Wściekłość, że powodem odmowy jest osoba piastująca najwyższy urząd w państwie – piszę o konkretnej osobie, a nie o urzędzie, który zawsze powinien uosabiać majestat Rzeczypospolitej i [który] zasługuje na szacunek. Ale na ten szacunek nie zasługuje osoba, która chwilowo [ów urząd] pełni. Której wąskie przymioty intelektualne i brak odwagi cywilnej (eufemistycznie rzecz ujmując) doprowadziły Państwo na skraj chaosu prawnego. [Jest to] Partyjny karierowicz stworzony przez swój obóz polityczny i nieoczekiwanie dla siebie samego wyniesiony na piedestał. Przestępca konstytucyjny.
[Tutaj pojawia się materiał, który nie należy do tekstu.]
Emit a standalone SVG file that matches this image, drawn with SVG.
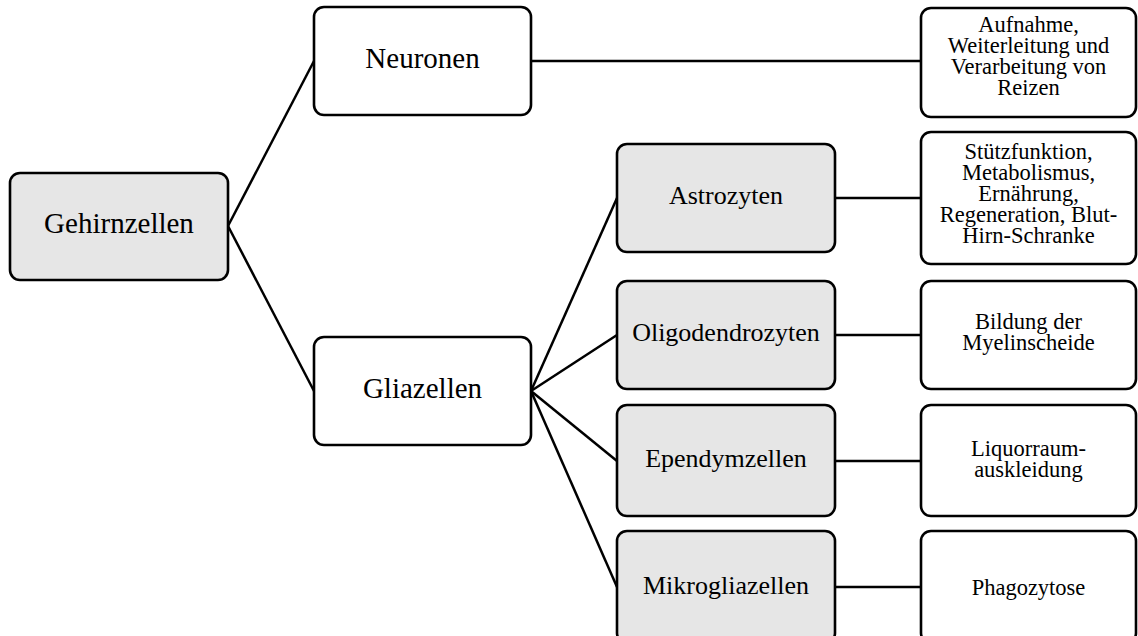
<svg xmlns="http://www.w3.org/2000/svg" width="1138" height="636" viewBox="0 0 1138 636">
<style>
.box{stroke:#000;stroke-width:2.6;}
.g{fill:#e6e6e6;}
.w{fill:#fff;}
text{font-family:"Liberation Serif","Times New Roman",serif;fill:#000;text-anchor:middle;}
.t1{font-size:29px;}
.t3{font-size:26px;}
.t4{font-size:22.5px;}
#connectors line{stroke:#000;stroke-width:2.5;fill:none;}
</style>
<rect width="1138" height="636" fill="#fff"/>
<g id="connectors">
<line x1="228" y1="226" x2="314" y2="61"/>
<line x1="228" y1="226" x2="314" y2="391"/>
<line x1="531" y1="61" x2="921" y2="61"/>
<line x1="531" y1="391" x2="617" y2="198"/>
<line x1="531" y1="391" x2="617" y2="335"/>
<line x1="531" y1="391" x2="617" y2="461"/>
<line x1="531" y1="391" x2="617" y2="587"/>
<line x1="835" y1="198" x2="921" y2="198"/>
<line x1="835" y1="335" x2="921" y2="335"/>
<line x1="835" y1="461" x2="921" y2="461"/>
<line x1="835" y1="587" x2="921" y2="587"/>
</g>
<g id="gehirnzellen"><rect class="box g" x="10" y="173" width="218" height="107" rx="10"/><text class="t1" x="119" y="233">Gehirnzellen</text></g>
<g id="neuronen"><rect class="box w" x="314" y="7" width="217" height="108" rx="10"/><text class="t1" x="422.5" y="68">Neuronen</text></g>
<g id="gliazellen"><rect class="box w" x="314" y="337" width="217" height="108" rx="10"/><text class="t1" x="422.5" y="398">Gliazellen</text></g>
<g id="astrozyten"><rect class="box g" x="617" y="144" width="218" height="108" rx="10"/><text class="t3" x="726" y="204">Astrozyten</text></g>
<g id="oligodendrozyten"><rect class="box g" x="617" y="281" width="218" height="108" rx="10"/><text class="t3" x="726" y="341">Oligodendrozyten</text></g>
<g id="ependymzellen"><rect class="box g" x="617" y="405" width="218" height="111" rx="10"/><text class="t3" x="726" y="467">Ependymzellen</text></g>
<g id="mikrogliazellen"><rect class="box g" x="617" y="531" width="218" height="112" rx="10"/><text class="t3" x="726" y="594">Mikrogliazellen</text></g>
<g id="aufnahme"><rect class="box w" x="921" y="8" width="215" height="109" rx="10"/>
<text class="t4" x="1028.5" y="32">Aufnahme,</text>
<text class="t4" x="1028.5" y="53">Weiterleitung und</text>
<text class="t4" x="1028.5" y="74">Verarbeitung von</text>
<text class="t4" x="1028.5" y="95">Reizen</text></g>
<g id="stuetzfunktion"><rect class="box w" x="921" y="132" width="215" height="132" rx="10"/>
<text class="t4" x="1028.5" y="159">Stützfunktion,</text>
<text class="t4" x="1028.5" y="180">Metabolismus,</text>
<text class="t4" x="1028.5" y="201">Ernährung,</text>
<text class="t4" x="1028.5" y="222">Regeneration, Blut-</text>
<text class="t4" x="1028.5" y="243">Hirn-Schranke</text></g>
<g id="bildung"><rect class="box w" x="921" y="281" width="215" height="108" rx="10"/>
<text class="t4" x="1028.5" y="329">Bildung der</text>
<text class="t4" x="1028.5" y="350">Myelinscheide</text></g>
<g id="liquorraum"><rect class="box w" x="921" y="405" width="215" height="111" rx="10"/>
<text class="t4" x="1028.5" y="456">Liquorraum-</text>
<text class="t4" x="1028.5" y="477">auskleidung</text></g>
<g id="phagozytose"><rect class="box w" x="921" y="531" width="215" height="112" rx="10"/>
<text class="t4" x="1028.5" y="595">Phagozytose</text></g>
</svg>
Prywatnie być może sympatyczna osoba, którą zdecydowanie przerósł ciężar piastowanego urzędu i która od ośmiu lat chodzi w o wiele za dużych dla siebie butach.
Ta osoba działając w zorganizowanej grupie zdemolowała nam Państwo, a mnie radość z wyjątkowego wydarzenia, jakim jest odebranie aktu nadania tytułu profesora.
Nie mam ochoty ściskać Pana ręki, Panie Prezydencie, bo nie wysechł z niej jeszcze brud atramentu, którym podpisywał pan sprzeczne z Konstytucją ustawy, osłabiając wewnętrznie Państwo w sytuacji egzystencjonalnego zagrożenia ze Wschodu. Pozbawił mnie Pan tej radości; jednak spokój, wynikający z braku konieczności rozmowy z Panem i zachowywania pozorów normalności w sytuacji, gdy wykreował Pan w Państwie nienormalność, jest cenniejszy.
Życzę Panu dużo zdrowia jako człowiekowi i osinowego kołka jako politykierowi.